It was on the third day that Nollie Tresselton telephoned. She was in town, and asked if she might see Mrs. Clephane at once. The very sound of her voice brought reassurance; and Kate Clephane sat counting the minutes till she appeared.

She had come up from the Drovers’, as Kate had guessed; and she brought an embarrassed message of apology from Anne. “She couldn’t write—she’s too upset. But she’s so sorry for what she said ... for the way she said it. You must try to forgive her....”

“Oh, forgive her—that’s nothing!” the mother cried, her eyes searching the other’s face. But Nollie’s vivid features were obscured by the embarrassment of the message she had brought. She looked as if she were tangled in Anne’s confusion.

“That’s nothing,” Kate Clephane repeated. “I hurt her horribly too—I had to. I couldn’t expect her to understand.”

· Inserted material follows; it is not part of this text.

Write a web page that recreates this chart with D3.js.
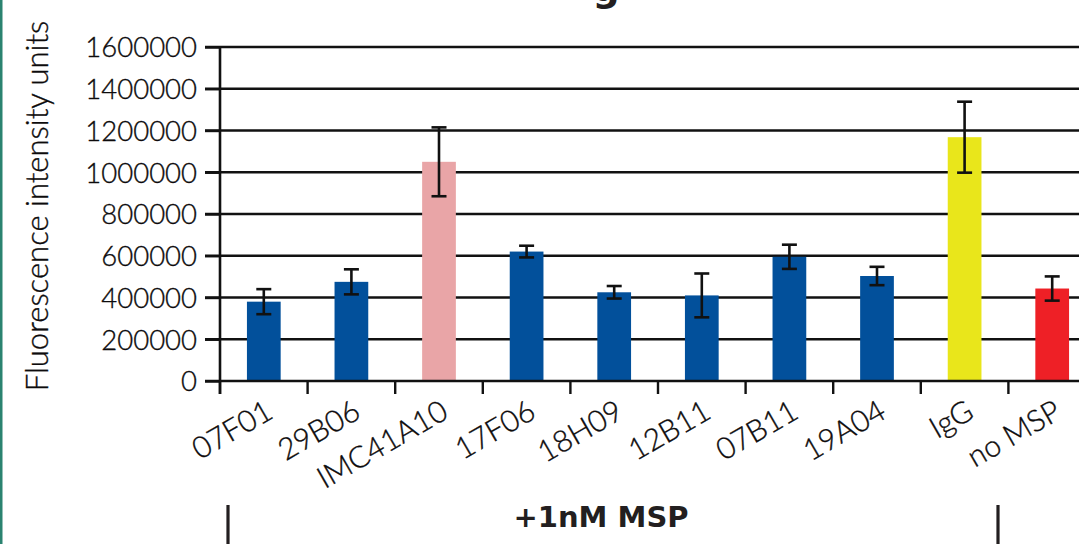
<!DOCTYPE html>
<html>
<head>
<meta charset="utf-8">
<script src="https://cdn.jsdelivr.net/npm/d3@7/dist/d3.min.js"></script>
<style>
  html, body { margin: 0; padding: 0; background: #ffffff; }
  svg { display: block; }
</style>
</head>
<body>
<svg id="chart" width="1079" height="544"></svg>
<script>
// Antibody clones tested with +1nM MSP, plus controls
const categories = ["07F01", "29B06", "IMC41A10", "17F06", "18H09", "12B11", "07B11", "19A04", "IgG", "no MSP"];
// Mean fluorescence intensity per clone
const meanValues = [380000, 475000, 1050000, 620000, 425000, 410000, 595000, 503000, 1168000, 443000];
// Error bar half-length per clone
const errValues = [60000, 60000, 165000, 28000, 30000, 105000, 58000, 44000, 170000, 58000];
// Y-axis tick values
const yTicks = [0, 200000, 400000, 600000, 800000, 1000000, 1200000, 1400000, 1600000];
// Bar fill per clone
const barColors = ["#02509b", "#02509b", "#e9a5a7", "#02509b", "#02509b", "#02509b", "#02509b", "#02509b", "#e9e61b", "#ee2026"];

const svg = d3.select("#chart");
const W = 1079, H = 544;
const ink = "#231f20";
const labelInk = "#0d0b0c";
const font = "Lato, 'Open Sans', sans-serif";
const lightWeight = 300;

const y0 = 381, yTop = 47;
const y = d3.scaleLinear().domain([0, 1600000]).range([y0, yTop]);
const x = d3.scaleBand().domain(categories).range([220, 1096]).paddingInner(0.615).paddingOuter(0.3075);
const color = d3.scaleOrdinal().domain(categories).range(barColors);
const step = x.step();
const boundary = i => x.range()[0] + i * step;

// left page border
svg.append("rect").attr("x", 0).attr("y", 0).attr("width", 2.5).attr("height", H).attr("fill", "#2b8370");

// title remnant at the top edge
svg.append("text")
  .attr("x", 606).attr("y", 1)
  .attr("text-anchor", "middle")
  .attr("font-family", "'DejaVu Sans', sans-serif")
  .attr("font-weight", "bold")
  .attr("font-size", 38)
  .attr("fill", ink)
  .text("g");

// horizontal gridlines (run through the tick marks to the right edge)
svg.append("g").selectAll("line").data(yTicks.slice(1)).join("line")
  .attr("x1", 205).attr("x2", W)
  .attr("y1", d => y(d)).attr("y2", d => y(d))
  .attr("stroke", "#111").attr("stroke-width", 2.4);

// bars
svg.append("g").selectAll("rect").data(categories).join("rect")
  .attr("x", c => x(c))
  .attr("width", x.bandwidth())
  .attr("y", (c, i) => y(meanValues[i]))
  .attr("height", (c, i) => y0 - y(meanValues[i]))
  .attr("fill", c => color(c));

// error bars
const eb = svg.append("g").attr("stroke", "#111").attr("stroke-width", 2.6);
categories.forEach((c, i) => {
  const cx = x(c) + x.bandwidth() / 2;
  const hi = y(meanValues[i] + errValues[i]);
  const lo = y(meanValues[i] - errValues[i]);
  eb.append("line").attr("x1", cx).attr("x2", cx).attr("y1", hi).attr("y2", lo);
  eb.append("line").attr("x1", cx - 7.5).attr("x2", cx + 7.5).attr("y1", hi).attr("y2", hi);
  eb.append("line").attr("x1", cx - 7.5).attr("x2", cx + 7.5).attr("y1", lo).attr("y2", lo);
});

// y axis
const yAxis = svg.append("g").attr("transform", `translate(${x.range()[0]},0)`)
  .call(d3.axisLeft(y).tickValues(yTicks).tickSize(15).tickSizeOuter(0).tickPadding(8).tickFormat(d3.format("d")));
yAxis.select(".domain").remove();
yAxis.selectAll(".tick line").attr("stroke", "#111").attr("stroke-width", 2.4);
yAxis.selectAll(".tick text")
  .attr("font-family", font).attr("font-weight", lightWeight).attr("font-size", 27.5)
  .attr("fill", labelInk).attr("stroke", labelInk).attr("stroke-width", 0.35)
  .attr("dy", "0.36em");
svg.append("line")
  .attr("x1", x.range()[0]).attr("x2", x.range()[0])
  .attr("y1", yTop - 1).attr("y2", y0 + 13)
  .attr("stroke", "#111").attr("stroke-width", 2.6);

// x axis baseline and category separators
svg.append("line").attr("x1", 205).attr("x2", W).attr("y1", y0).attr("y2", y0)
  .attr("stroke", "#111").attr("stroke-width", 2.6);
svg.append("g").selectAll("line").data(d3.range(categories.length + 1)).join("line")
  .attr("x1", i => boundary(i)).attr("x2", i => boundary(i))
  .attr("y1", y0).attr("y2", y0 + 13)
  .attr("stroke", "#111").attr("stroke-width", 2.4);

// rotated category labels
svg.append("g").selectAll("text").data(categories).join("text")
  .attr("transform", c => `translate(${x(c) + x.bandwidth() / 2 + 11},${y0 + 36}) rotate(-30)`)
  .attr("text-anchor", "end")
  .attr("font-family", font).attr("font-weight", lightWeight).attr("font-size", 30)
  .attr("fill", labelInk).attr("stroke", labelInk).attr("stroke-width", 0.35)
  .text(c => c);

// y axis title
svg.append("text")
  .attr("transform", `translate(48,206) rotate(-90)`)
  .attr("text-anchor", "middle")
  .attr("font-family", font).attr("font-weight", lightWeight).attr("font-size", 31)
  .attr("fill", labelInk).attr("stroke", labelInk).attr("stroke-width", 0.35)
  .text("Fluorescence intensity units");

// group bracket and label
[228, 998].forEach(bx => {
  svg.append("line").attr("x1", bx).attr("x2", bx).attr("y1", 505).attr("y2", H)
    .attr("stroke", ink).attr("stroke-width", 3.2);
});
svg.append("text")
  .attr("x", 601).attr("y", 527)
  .attr("text-anchor", "middle")
  .attr("font-family", "'DejaVu Sans', sans-serif")
  .attr("font-weight", "bold")
  .attr("font-size", 29)
  .attr("fill", ink)
  .text("+1nM MSP");
</script>
</body>
</html>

Mrs. Tresselton looked relieved. “Ah, you do see that? I knew you would! I told her so—” She hesitated, and then went on, with a slight tremor in her voice: “Your taking it in that way will make it all so much easier—”

But she stopped again, and Kate, with a sinking heart, stood up. “Nollie; she wants me to go?”

“No, no! How could you imagine it? She wants you to look upon this house as yours; she has always wanted it.”

“But she’s not coming back to it?”

The younger woman laid a pleading hand on Mrs. Clephane’s arm. “Aunt Kate—you must be patient. She feels she can’t; not now, at any rate.”

“Not now? Then it’s she who hasn’t forgiven?”